BEGIN Recorded data

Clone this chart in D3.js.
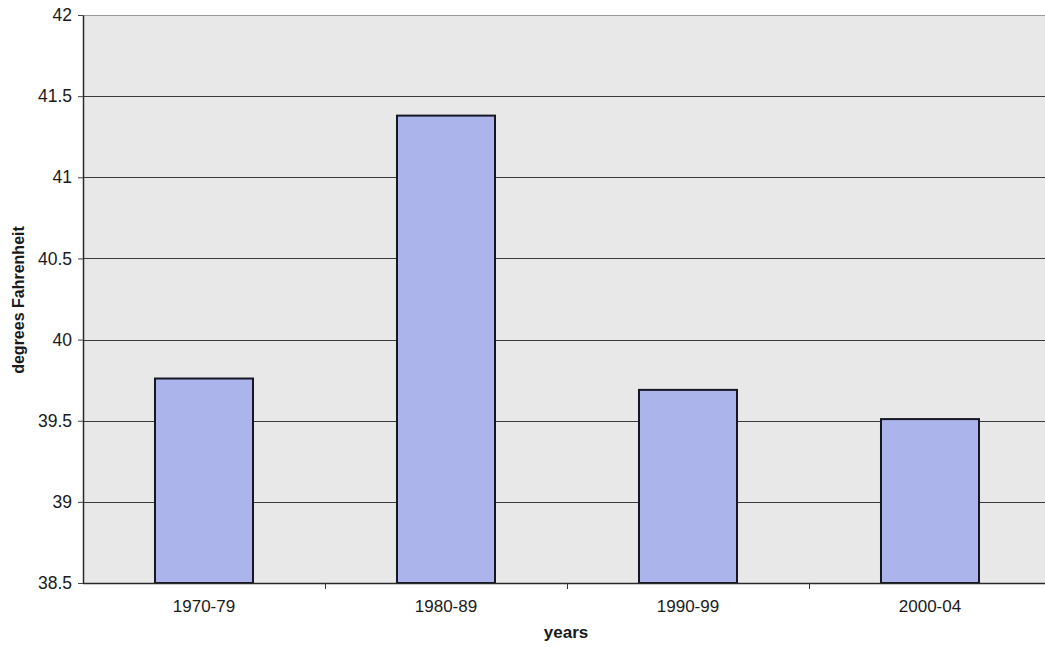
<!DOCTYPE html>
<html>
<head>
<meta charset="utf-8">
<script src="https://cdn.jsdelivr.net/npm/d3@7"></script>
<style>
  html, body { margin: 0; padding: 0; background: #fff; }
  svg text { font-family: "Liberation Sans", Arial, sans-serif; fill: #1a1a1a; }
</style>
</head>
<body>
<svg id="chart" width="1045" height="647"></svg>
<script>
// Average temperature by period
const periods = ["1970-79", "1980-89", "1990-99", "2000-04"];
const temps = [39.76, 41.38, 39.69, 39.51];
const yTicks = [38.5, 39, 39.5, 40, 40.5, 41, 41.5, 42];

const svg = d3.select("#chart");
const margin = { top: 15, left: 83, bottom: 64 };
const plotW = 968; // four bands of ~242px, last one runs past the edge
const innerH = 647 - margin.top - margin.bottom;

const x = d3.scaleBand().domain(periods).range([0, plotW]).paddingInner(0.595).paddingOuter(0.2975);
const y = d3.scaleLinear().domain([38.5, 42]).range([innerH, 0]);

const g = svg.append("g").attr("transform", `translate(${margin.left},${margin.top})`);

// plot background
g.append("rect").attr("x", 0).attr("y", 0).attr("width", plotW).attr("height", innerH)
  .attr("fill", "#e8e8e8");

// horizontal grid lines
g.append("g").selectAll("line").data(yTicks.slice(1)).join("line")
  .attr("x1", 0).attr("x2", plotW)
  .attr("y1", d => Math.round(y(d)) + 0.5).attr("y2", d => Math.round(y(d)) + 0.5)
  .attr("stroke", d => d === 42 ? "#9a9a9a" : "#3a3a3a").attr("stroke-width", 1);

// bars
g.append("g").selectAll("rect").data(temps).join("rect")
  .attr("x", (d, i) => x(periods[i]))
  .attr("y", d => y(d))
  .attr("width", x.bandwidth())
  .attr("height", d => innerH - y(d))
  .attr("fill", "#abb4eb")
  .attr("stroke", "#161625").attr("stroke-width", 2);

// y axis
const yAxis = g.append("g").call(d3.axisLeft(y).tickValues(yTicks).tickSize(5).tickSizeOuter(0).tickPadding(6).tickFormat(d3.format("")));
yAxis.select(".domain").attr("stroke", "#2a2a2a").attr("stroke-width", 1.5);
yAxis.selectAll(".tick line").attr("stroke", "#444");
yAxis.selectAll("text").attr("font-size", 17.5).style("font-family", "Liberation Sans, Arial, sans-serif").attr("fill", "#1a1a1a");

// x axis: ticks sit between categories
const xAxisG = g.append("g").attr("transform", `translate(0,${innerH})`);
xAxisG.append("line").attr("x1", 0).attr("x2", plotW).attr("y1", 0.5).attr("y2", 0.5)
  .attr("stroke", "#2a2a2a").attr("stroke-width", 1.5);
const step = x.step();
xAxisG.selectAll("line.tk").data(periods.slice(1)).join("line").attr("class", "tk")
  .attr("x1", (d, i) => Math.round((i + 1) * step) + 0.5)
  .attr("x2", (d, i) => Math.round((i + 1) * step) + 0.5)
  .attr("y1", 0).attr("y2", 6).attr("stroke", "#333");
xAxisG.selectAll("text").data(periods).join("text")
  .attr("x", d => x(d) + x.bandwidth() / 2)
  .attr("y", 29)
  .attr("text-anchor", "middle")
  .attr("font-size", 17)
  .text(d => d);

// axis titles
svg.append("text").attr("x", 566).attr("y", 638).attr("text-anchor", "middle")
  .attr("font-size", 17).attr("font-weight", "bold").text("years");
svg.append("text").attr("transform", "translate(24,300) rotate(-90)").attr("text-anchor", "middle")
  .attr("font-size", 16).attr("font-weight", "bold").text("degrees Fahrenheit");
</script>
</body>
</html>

END Recorded data

Copy out all the data without changing anything, and drop the pictures.

Clone this chart in D3.js.
<!DOCTYPE html>
<html>
<head>
<meta charset="utf-8">
<script src="https://cdn.jsdelivr.net/npm/d3@7"></script>
<style>
  html, body { margin: 0; padding: 0; background: #fff; }
  svg text { font-family: "Liberation Sans", Arial, sans-serif; fill: #1a1a1a; }
</style>
</head>
<body>
<svg id="chart" width="1045" height="647"></svg>
<script>
// Average temperature by period
const periods = ["1970-79", "1980-89", "1990-99", "2000-04"];
const temps = [39.76, 41.38, 39.69, 39.51];
const yTicks = [38.5, 39, 39.5, 40, 40.5, 41, 41.5, 42];

const svg = d3.select("#chart");
const margin = { top: 15, left: 83, bottom: 64 };
const plotW = 968; // four bands of ~242px, last one runs past the edge
const innerH = 647 - margin.top - margin.bottom;

const x = d3.scaleBand().domain(periods).range([0, plotW]).paddingInner(0.595).paddingOuter(0.2975);
const y = d3.scaleLinear().domain([38.5, 42]).range([innerH, 0]);

const g = svg.append("g").attr("transform", `translate(${margin.left},${margin.top})`);

// plot background
g.append("rect").attr("x", 0).attr("y", 0).attr("width", plotW).attr("height", innerH)
  .attr("fill", "#e8e8e8");

// horizontal grid lines
g.append("g").selectAll("line").data(yTicks.slice(1)).join("line")
  .attr("x1", 0).attr("x2", plotW)
  .attr("y1", d => Math.round(y(d)) + 0.5).attr("y2", d => Math.round(y(d)) + 0.5)
  .attr("stroke", d => d === 42 ? "#9a9a9a" : "#3a3a3a").attr("stroke-width", 1);

// bars
g.append("g").selectAll("rect").data(temps).join("rect")
  .attr("x", (d, i) => x(periods[i]))
  .attr("y", d => y(d))
  .attr("width", x.bandwidth())
  .attr("height", d => innerH - y(d))
  .attr("fill", "#abb4eb")
  .attr("stroke", "#161625").attr("stroke-width", 2);

// y axis
const yAxis = g.append("g").call(d3.axisLeft(y).tickValues(yTicks).tickSize(5).tickSizeOuter(0).tickPadding(6).tickFormat(d3.format("")));
yAxis.select(".domain").attr("stroke", "#2a2a2a").attr("stroke-width", 1.5);
yAxis.selectAll(".tick line").attr("stroke", "#444");
yAxis.selectAll("text").attr("font-size", 17.5).style("font-family", "Liberation Sans, Arial, sans-serif").attr("fill", "#1a1a1a");

// x axis: ticks sit between categories
const xAxisG = g.append("g").attr("transform", `translate(0,${innerH})`);
xAxisG.append("line").attr("x1", 0).attr("x2", plotW).attr("y1", 0.5).attr("y2", 0.5)
  .attr("stroke", "#2a2a2a").attr("stroke-width", 1.5);
const step = x.step();
xAxisG.selectAll("line.tk").data(periods.slice(1)).join("line").attr("class", "tk")
  .attr("x1", (d, i) => Math.round((i + 1) * step) + 0.5)
  .attr("x2", (d, i) => Math.round((i + 1) * step) + 0.5)
  .attr("y1", 0).attr("y2", 6).attr("stroke", "#333");
xAxisG.selectAll("text").data(periods).join("text")
  .attr("x", d => x(d) + x.bandwidth() / 2)
  .attr("y", 29)
  .attr("text-anchor", "middle")
  .attr("font-size", 17)
  .text(d => d);

// axis titles
svg.append("text").attr("x", 566).attr("y", 638).attr("text-anchor", "middle")
  .attr("font-size", 17).attr("font-weight", "bold").text("years");
svg.append("text").attr("transform", "translate(24,300) rotate(-90)").attr("text-anchor", "middle")
  .attr("font-size", 16).attr("font-weight", "bold").text("degrees Fahrenheit");
</script>
</body>
</html>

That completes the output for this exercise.